Gathering Intelligence

Gathering insights about your company, its customers, and its competitors has to be the first step in creating a content marketing program. Gathering these insights—collecting these stories—enables you to determine how to best create relevance. It’s also how you start to market with content.

Establishing a Strategy

Once you’ve gathered as much  information as you can, begin the strategy development process by thinking about your markets, offerings, and positioning. All have applications in your content marketing program. Who do we want to reach? What do we want to sell them? What do we have to offer that’s different from our competitors? How can we make our messages compelling?

Being compelling in your content means giving your prospects advice they can use to solve a problem or prevent one. It means making your customers smarter and better able to succeed, both in their organizations and as individuals. Remember, people read business-related content to get ahead in their jobs and their careers. The more you sell yourself, the less they’ll like you.

Executing the Tactics

Execution entails resources, tactics, and metrics. The resources question is usually the most challenging, but there are plenty of third parties out there willing to help. However, if you ask them what you should do, they’ll probably tell you to do the things they do best. So set your tactical priorities first, and make sure there is agreement as to what success looks like.

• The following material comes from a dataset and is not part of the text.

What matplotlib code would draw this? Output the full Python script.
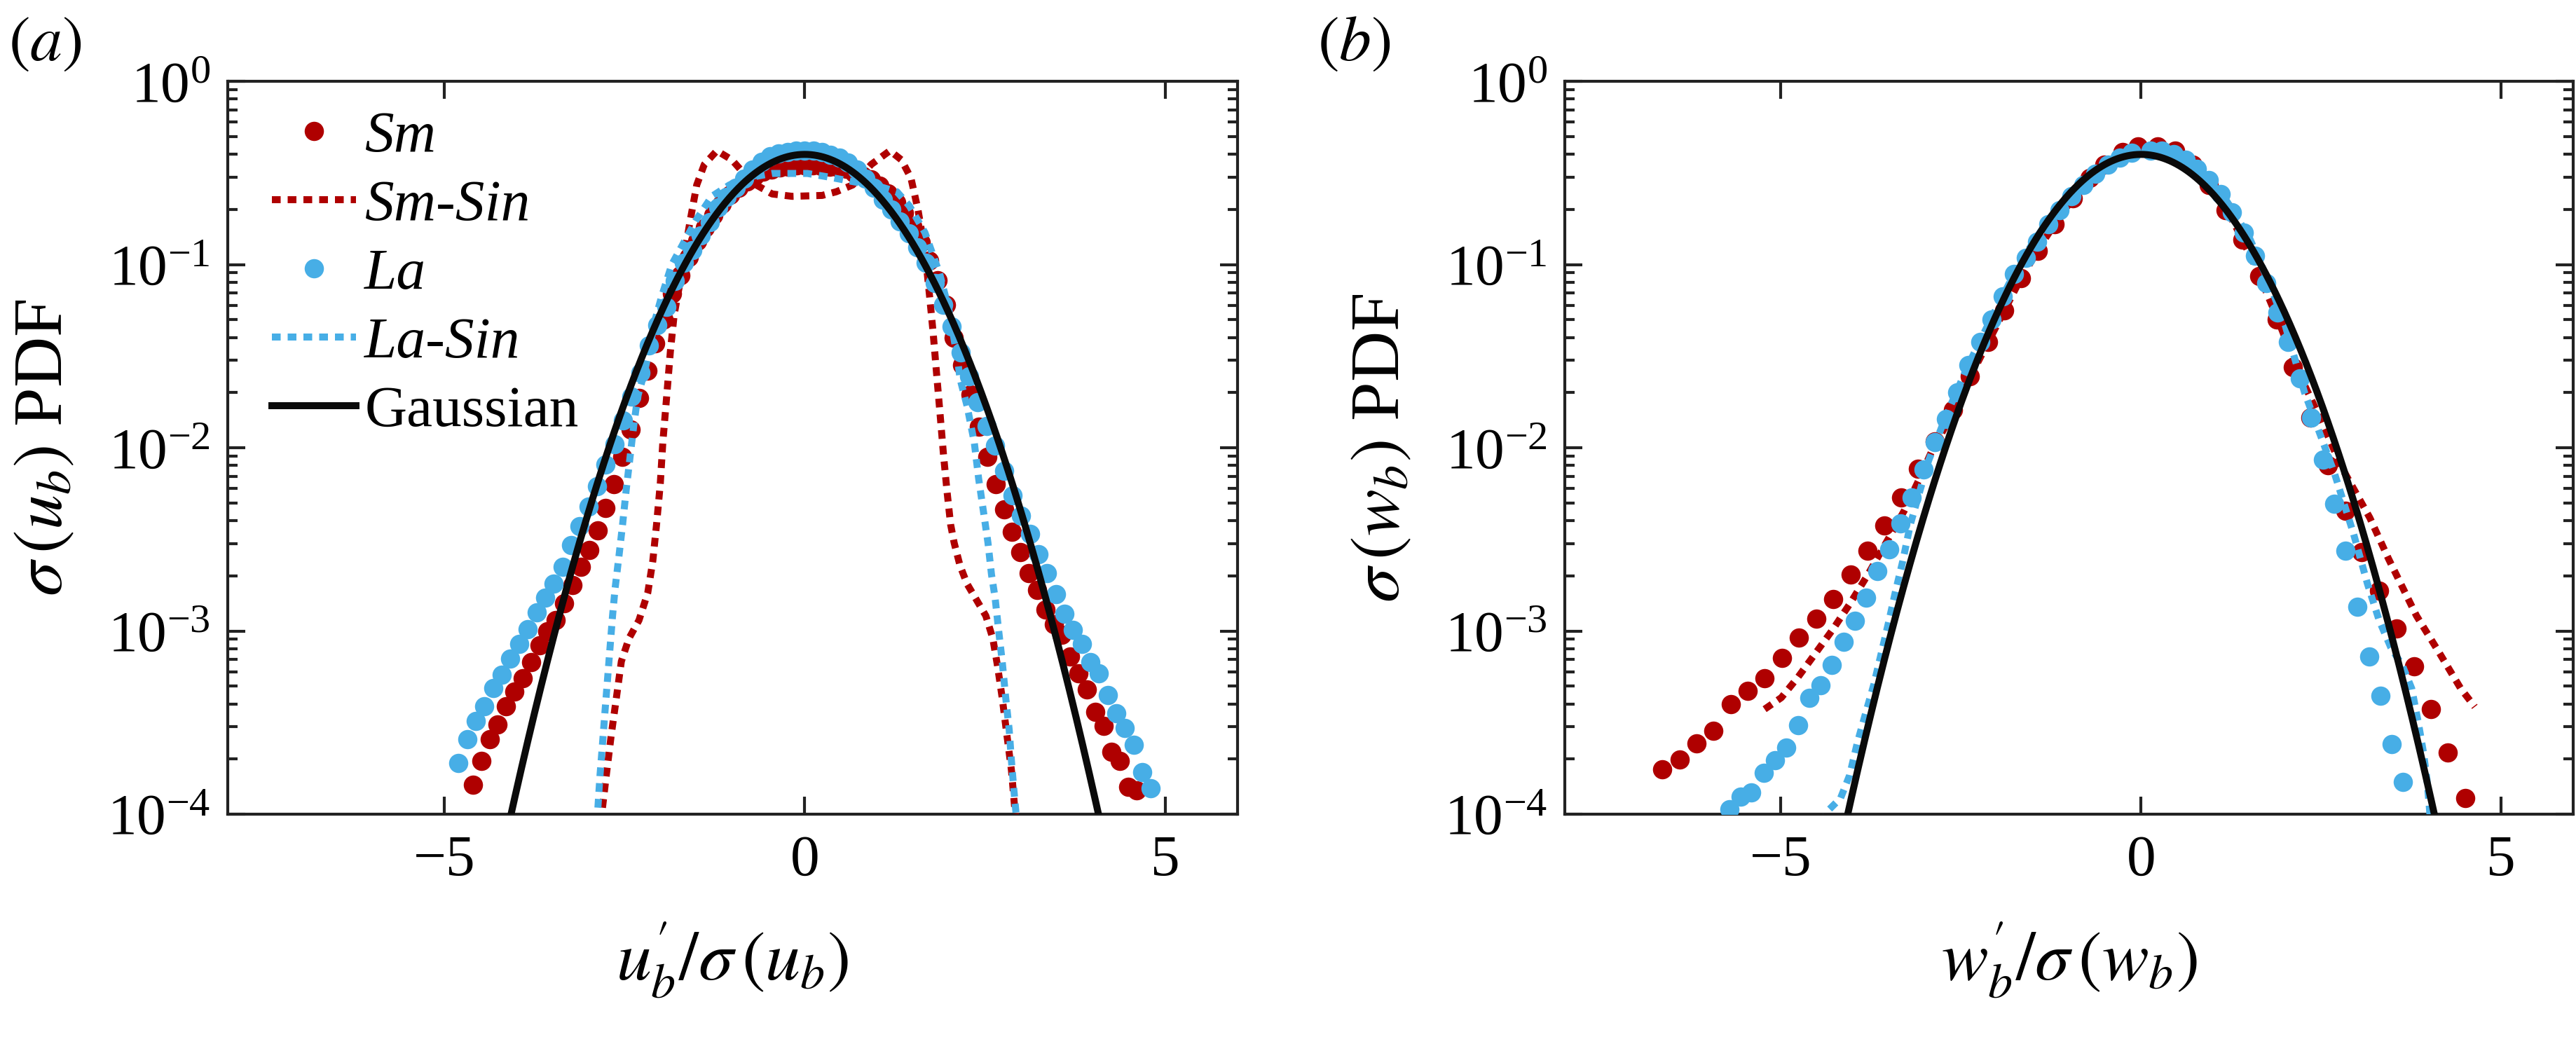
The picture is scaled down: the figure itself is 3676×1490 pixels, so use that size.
import numpy as np
import matplotlib
matplotlib.use("Agg")
import matplotlib.pyplot as plt
from matplotlib.ticker import LogLocator, NullFormatter, FixedLocator

plt.rcParams['font.family'] = ['Liberation Serif', 'DejaVu Serif']
plt.rcParams['mathtext.fontset'] = 'stix'

RED = '#AF0000'
BLUE = '#47AEE6'

# ---------------- panel (a): u_b ----------------
sm_a_x = [-4.600, -4.485, -4.370, -4.255, -4.140, -4.025, -3.910, -3.795, -3.680, -3.565,
          -3.450, -3.335, -3.220, -3.105, -2.990, -2.875, -2.760, -2.645, -2.530, -2.415,
          -2.300, -2.185, -2.070, -1.955, -1.840, -1.725, -1.610, -1.495, -1.380, -1.265,
          -1.150, -1.035, -0.920, -0.805, -0.690, -0.575, -0.460, -0.345, -0.230, -0.115,
          0.000, 0.115, 0.230, 0.345, 0.460, 0.575, 0.690, 0.805, 0.920, 1.035,
          1.150, 1.265, 1.380, 1.495, 1.610, 1.725, 1.840, 1.955, 2.070, 2.185,
          2.300, 2.415, 2.530, 2.645, 2.760, 2.875, 2.990, 3.105, 3.220, 3.335,
          3.450, 3.565, 3.680, 3.795, 3.910, 4.025, 4.140, 4.255, 4.370, 4.485, 4.600]
sm_a_log10 = [-3.84, -3.71, -3.59, -3.51, -3.41, -3.33, -3.26, -3.17, -3.08, -3.00,
              -2.94, -2.85, -2.75, -2.65, -2.56, -2.45, -2.33, -2.20, -2.05, -1.90,
              -1.73, -1.58, -1.43, -1.30, -1.16, -1.06, -0.96, -0.87, -0.80, -0.73,
              -0.67, -0.62, -0.58, -0.545, -0.515, -0.495, -0.48, -0.47, -0.465, -0.46,
              -0.46, -0.46, -0.462, -0.465, -0.47, -0.478, -0.50, -0.515, -0.535, -0.57,
              -0.61, -0.66, -0.72, -0.79, -0.88, -0.98, -1.085, -1.22, -1.40, -1.55,
              -1.71, -1.885, -2.05, -2.20, -2.335, -2.46, -2.57, -2.685, -2.775, -2.885,
              -2.965, -3.02, -3.14, -3.23, -3.32, -3.44, -3.52, -3.66, -3.71, -3.85, -3.87]

la_a_x = [-4.80, -4.68, -4.56, -4.44, -4.32, -4.20, -4.08, -3.96, -3.84, -3.72,
          -3.60, -3.48, -3.36, -3.24, -3.12, -3.00, -2.88, -2.76, -2.64, -2.52,
          -2.40, -2.28, -2.16, -2.04, -1.92, -1.80, -1.68, -1.56, -1.44, -1.32,
          -1.20, -1.08, -0.96, -0.84, -0.72, -0.60, -0.48, -0.36, -0.24, -0.12,
          0.00, 0.12, 0.24, 0.36, 0.48, 0.60, 0.72, 0.84, 0.96, 1.08,
          1.20, 1.32, 1.44, 1.56, 1.68, 1.80, 1.92, 2.04, 2.16, 2.28,
          2.40, 2.52, 2.64, 2.76, 2.88, 3.00, 3.12, 3.24, 3.36, 3.48,
          3.60, 3.72, 3.84, 3.96, 4.08, 4.20, 4.32, 4.44, 4.56, 4.68, 4.80]
la_a_log10 = [-3.72, -3.59, -3.49, -3.41, -3.31, -3.24, -3.15, -3.07, -2.99, -2.90,
              -2.82, -2.74, -2.65, -2.53, -2.43, -2.32, -2.21, -2.09, -1.98, -1.85,
              -1.72, -1.59, -1.44, -1.33, -1.23, -1.09, -0.99, -0.92, -0.84, -0.77,
              -0.69, -0.63, -0.58, -0.53, -0.48, -0.44, -0.41, -0.395, -0.385, -0.38,
              -0.38, -0.38, -0.385, -0.40, -0.415, -0.445, -0.48, -0.53, -0.58, -0.645,
              -0.70, -0.765, -0.83, -0.905, -0.99, -1.10, -1.22, -1.34, -1.48, -1.61,
              -1.75, -1.88, -1.99, -2.125, -2.26, -2.37, -2.47, -2.58, -2.685, -2.80,
              -2.905, -2.995, -3.07, -3.17, -3.23, -3.35, -3.45, -3.53, -3.62, -3.77, -3.86]

smsin_a_x = [-2.830, -2.752, -2.682, -2.612, -2.543, -2.438, -2.299, -2.177, -2.107, -2.055,
             -2.003, -1.968, -1.915, -1.863, -1.811, -1.742, -1.672, -1.585, -1.498, -1.393,
             -1.219, -1.010, -0.731, -0.452, -0.173, 0.241, 0.436, 0.664, 0.921, 1.180,
             1.340, 1.472, 1.570, 1.666, 1.731, 1.780, 1.828, 1.877, 1.925, 1.974,
             2.022, 2.071, 2.152, 2.250, 2.380, 2.510, 2.607, 2.672, 2.737, 2.801,
             2.866, 2.915, 2.940]
smsin_a_log10 = [-4.05, -3.788, -3.564, -3.365, -3.166, -3.041, -2.942, -2.792, -2.618, -2.419,
                 -2.195, -1.971, -1.722, -1.473, -1.274, -1.125, -0.951, -0.752, -0.566, -0.454,
                 -0.379, -0.429, -0.553, -0.615, -0.628, -0.623, -0.603, -0.566, -0.454, -0.379,
                 -0.429, -0.528, -0.702, -0.926, -1.175, -1.374, -1.598, -1.822, -2.046, -2.245,
                 -2.419, -2.519, -2.643, -2.743, -2.830, -2.917, -3.041, -3.190, -3.365, -3.564,
                 -3.763, -3.987, -4.05]

lasin_a_x = [-2.890, -2.874, -2.839, -2.804, -2.770, -2.735, -2.700, -2.665, -2.630, -2.577,
             -2.526, -2.473, -2.421, -2.369, -2.317, -2.229, -2.159, -2.073, -1.985, -1.845,
             -1.672, -1.498, -1.289, -1.045, -0.801, -0.452, 0.036, 0.338, 0.700, 1.000,
             1.278, 1.450, 1.666, 1.870, 2.000, 2.120, 2.152, 2.250, 2.350, 2.411,
             2.476, 2.540, 2.589, 2.638, 2.686, 2.737, 2.786, 2.834, 2.866, 2.898,
             2.930, 2.950]
lasin_a_log10 = [-4.05, -4.00, -3.788, -3.614, -3.44, -3.266, -3.091, -2.917, -2.768, -2.594,
                 -2.419, -2.22, -2.046, -1.872, -1.722, -1.598, -1.473, -1.299, -1.175, -1.001,
                 -0.876, -0.752, -0.628, -0.566, -0.528, -0.503, -0.503, -0.523, -0.55, -0.57,
                 -0.603, -0.68, -0.826, -1.05, -1.25, -1.523, -1.623, -1.772, -1.971, -2.17,
                 -2.345, -2.519, -2.693, -2.817, -2.991, -3.166, -3.365, -3.539, -3.713, -3.862,
                 -4.00, -4.05]

# ---------------- panel (b): w_b ----------------
sm_b_x = [-6.643, -6.406, -6.171, -5.937, -5.695, -5.462, -5.228, -4.981, -4.748, -4.507,
          -4.273, -4.033, -3.799, -3.568, -3.333, -3.092, -2.859, -2.613, -2.381, -2.128,
          -1.896, -1.665, -1.433, -1.201, -0.949, -0.716, -0.505, -0.253, -0.043, 0.228,
          0.471, 0.714, 0.941, 1.170, 1.411, 1.638, 1.880, 2.108, 2.350, 2.594,
          2.836, 3.063, 3.306, 3.550, 3.793, 4.026, 4.262, 4.500]
sm_b_log10 = [-3.756, -3.702, -3.615, -3.545, -3.40, -3.327, -3.26, -3.149, -3.038, -2.934,
              -2.827, -2.694, -2.564, -2.424, -2.273, -2.113, -1.964, -1.792, -1.61, -1.424,
              -1.25, -1.075, -0.926, -0.782, -0.64, -0.528, -0.454, -0.386, -0.354, -0.354,
              -0.379, -0.454, -0.566, -0.702, -0.864, -1.063, -1.30, -1.561, -1.834, -2.096,
              -2.344, -2.568, -2.78, -2.986, -3.195, -3.427, -3.663, -3.912]

la_b_x = [-5.710, -5.554, -5.408, -5.240, -5.078, -4.922, -4.762, -4.602, -4.446, -4.290,
          -4.130, -3.970, -3.814, -3.658, -3.498, -3.338, -3.182, -3.021, -2.866, -2.706,
          -2.550, -2.394, -2.233, -2.074, -1.918, -1.762, -1.602, -1.441, -1.286, -1.129,
          -0.970, -0.800, -0.633, -0.464, -0.295, -0.126, 0.131, 0.293, 0.455, 0.617,
          0.779, 0.941, 1.103, 1.265, 1.427, 1.583, 1.735, 1.890, 2.042, 2.205,
          2.366, 2.528, 2.684, 2.842, 3.004, 3.166, 3.322, 3.484, 3.639]
la_b_log10 = [-3.974, -3.906, -3.881, -3.776, -3.706, -3.635, -3.514, -3.364, -3.295, -3.185,
              -3.061, -2.946, -2.817, -2.673, -2.556, -2.414, -2.27, -2.12, -1.971, -1.842,
              -1.697, -1.548, -1.424, -1.30, -1.175, -1.051, -0.964, -0.876, -0.782, -0.702,
              -0.628, -0.565, -0.503, -0.454, -0.416, -0.391, -0.379, -0.379, -0.399, -0.429,
              -0.478, -0.541, -0.615, -0.715, -0.827, -0.951, -1.10, -1.262, -1.424, -1.623,
              -1.834, -2.066, -2.307, -2.563, -2.867, -3.14, -3.352, -3.618, -3.825]

smsin_b_x = [-5.226, -4.994, -4.762, -4.509, -4.278, -4.046, -3.793, -3.540, -3.288, -3.077,
             -2.908, -2.600, -2.300, -2.000, -1.700, -1.400, -1.100, -0.800, -0.500, -0.200,
             0.100, 0.400, 0.700, 1.000, 1.300, 1.600, 1.900, 2.200, 2.500, 2.787,
             3.176, 3.436, 3.824, 4.116, 4.440, 4.634]
smsin_b_log10 = [-3.427, -3.364, -3.252, -3.116, -2.991, -2.854, -2.693, -2.519, -2.344, -2.17,
                 -2.021, -1.80, -1.56, -1.33, -1.10, -0.90, -0.72, -0.57, -0.46, -0.38,
                 -0.355, -0.37, -0.45, -0.585, -0.78, -1.02, -1.30, -1.60, -1.85, -2.108,
                 -2.382, -2.606, -2.917, -3.103, -3.315, -3.414]

lasin_b_x = [-4.400, -4.362, -4.172, -4.046, -3.941, -3.835, -3.708, -3.603, -3.498, -3.414,
             -3.308, -3.203, -3.077, -2.950, -2.700, -2.400, -2.100, -1.800, -1.500, -1.200,
             -0.900, -0.600, -0.300, 0.000, 0.300, 0.600, 0.900, 1.200, 1.500, 1.800,
             2.000, 2.269, 2.528, 2.690, 2.950, 3.144, 3.306, 3.468, 3.630, 3.759,
             3.856, 3.921, 3.970, 4.003, 4.020]
lasin_b_log10 = [-4.05, -3.987, -3.913, -3.788, -3.614, -3.465, -3.29, -3.116, -2.942, -2.793,
                 -2.619, -2.419, -2.245, -2.071, -1.82, -1.55, -1.31, -1.08, -0.88, -0.71,
                 -0.58, -0.48, -0.41, -0.39, -0.39, -0.43, -0.52, -0.66, -0.85, -1.12,
                 -1.33, -1.697, -1.971, -2.145, -2.469, -2.743, -2.942, -3.09, -3.19, -3.315,
                 -3.514, -3.663, -3.812, -3.962, -4.05]

labels = ['Sm', 'Sm-Sin', 'La', 'La-Sin', 'Gaussian']
label_italic = [True, True, True, True, False]
x_ticks = [-5, 0, 5]
xlim = (-8, 6)
ylim = (1e-4, 1)

# reference standard normal density
xg = np.linspace(-4.5, 4.5, 600)
gauss = np.exp(-0.5 * xg ** 2) / np.sqrt(2 * np.pi)

W, H = 3676, 1490
DPI = 300
fig = plt.figure(figsize=(W / DPI, H / DPI), dpi=DPI)
ax1 = fig.add_axes([325 / W, (H - 1162) / H, 1441 / W, 1046 / H])
ax2 = fig.add_axes([2233 / W, (H - 1162) / H, 1439 / W, 1046 / H])

MS = 6.6
LW_DOT = 2.4
DOT = (0, (1.25, 1.0))


def draw(ax, sx, sy, ssx, ssy, lx, ly, lsx, lsy):
    ax.plot(sx, 10 ** np.array(sy), 'o', color=RED, ms=MS, mew=0, label=labels[0], zorder=2)
    ax.plot(ssx, 10 ** np.array(ssy), color=RED, lw=LW_DOT, linestyle=DOT,
            dash_capstyle='butt', label=labels[1], zorder=3)
    ax.plot(lx, 10 ** np.array(ly), 'o', color=BLUE, ms=MS, mew=0, label=labels[2], zorder=4)
    ax.plot(lsx, 10 ** np.array(lsy), color=BLUE, lw=LW_DOT, linestyle=DOT,
            dash_capstyle='butt', label=labels[3], zorder=5)
    ax.plot(xg, gauss, color='#0a0a0a', lw=2.4, label=labels[4], zorder=6)
    ax.set_yscale('log')
    ax.set_xlim(*xlim)
    ax.set_ylim(*ylim)
    ax.xaxis.set_major_locator(FixedLocator(x_ticks))
    ax.yaxis.set_major_locator(LogLocator(base=10, numticks=10))
    ax.yaxis.set_minor_locator(LogLocator(base=10, subs=np.arange(2, 10), numticks=20))
    ax.yaxis.set_minor_formatter(NullFormatter())
    ax.tick_params(which='both', direction='in', top=True, right=True, width=1.0,
                   color='#222222', labelsize=20)
    ax.tick_params(which='major', length=6)
    ax.tick_params(which='minor', length=3.4)
    ax.tick_params(axis='y', pad=6)
    ax.tick_params(axis='x', pad=7)
    for s in ax.spines.values():
        s.set_linewidth(1.0)
        s.set_color('#222222')


draw(ax1, sm_a_x, sm_a_log10, smsin_a_x, smsin_a_log10, la_a_x, la_a_log10, lasin_a_x, lasin_a_log10)
draw(ax2, sm_b_x, sm_b_log10, smsin_b_x, smsin_b_log10, la_b_x, la_b_log10, lasin_b_x, lasin_b_log10)

LABEL_FS = 24
ax1.set_ylabel(r'$\sigma\,(u_b)$ PDF', fontsize=LABEL_FS)
ax1.set_xlabel(r"$u^{\prime}_b/\sigma\,(u_b)$", fontsize=LABEL_FS)
ax2.set_ylabel(r'$\sigma\,(w_b)$ PDF', fontsize=LABEL_FS)
ax2.set_xlabel(r"$w^{\prime}_b/\sigma\,(w_b)$", fontsize=LABEL_FS)
for ax in (ax1, ax2):
    ax.yaxis.set_label_coords(-0.150, 0.5)
    ax.xaxis.set_label_coords(0.5, -0.145)

leg = ax1.legend(loc='upper left', bbox_to_anchor=(0.0437, 0.960), frameon=False,
                 fontsize=20, numpoints=1, handlelength=1.44, handletextpad=0.15,
                 labelspacing=0.26, borderaxespad=0.0, borderpad=0.0)
for t, it in zip(leg.get_texts(), label_italic):
    if it:
        t.set_fontstyle('italic')

fig.text(12 / W, 1 - 22 / H, '$(a)$', fontsize=22, ha='left', va='top')
fig.text(1880 / W, 1 - 22 / H, '$(b)$', fontsize=22, ha='left', va='top')

fig.savefig('out.png', dpi=DPI)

Finally, it’s time to decide whether you want to start a blog, write an e-book, or get serious about Twitter. The vehicle depends on the message and the audience. Not sure how exactly to proceed? Feel free to start slowly and evaluate in a few months. Just make sure the execution is driven by the strategy and the strategy is driven by intelligence. If all else fails, put yourself in your customer’s shoes by asking what help they need and then telling them how to get it.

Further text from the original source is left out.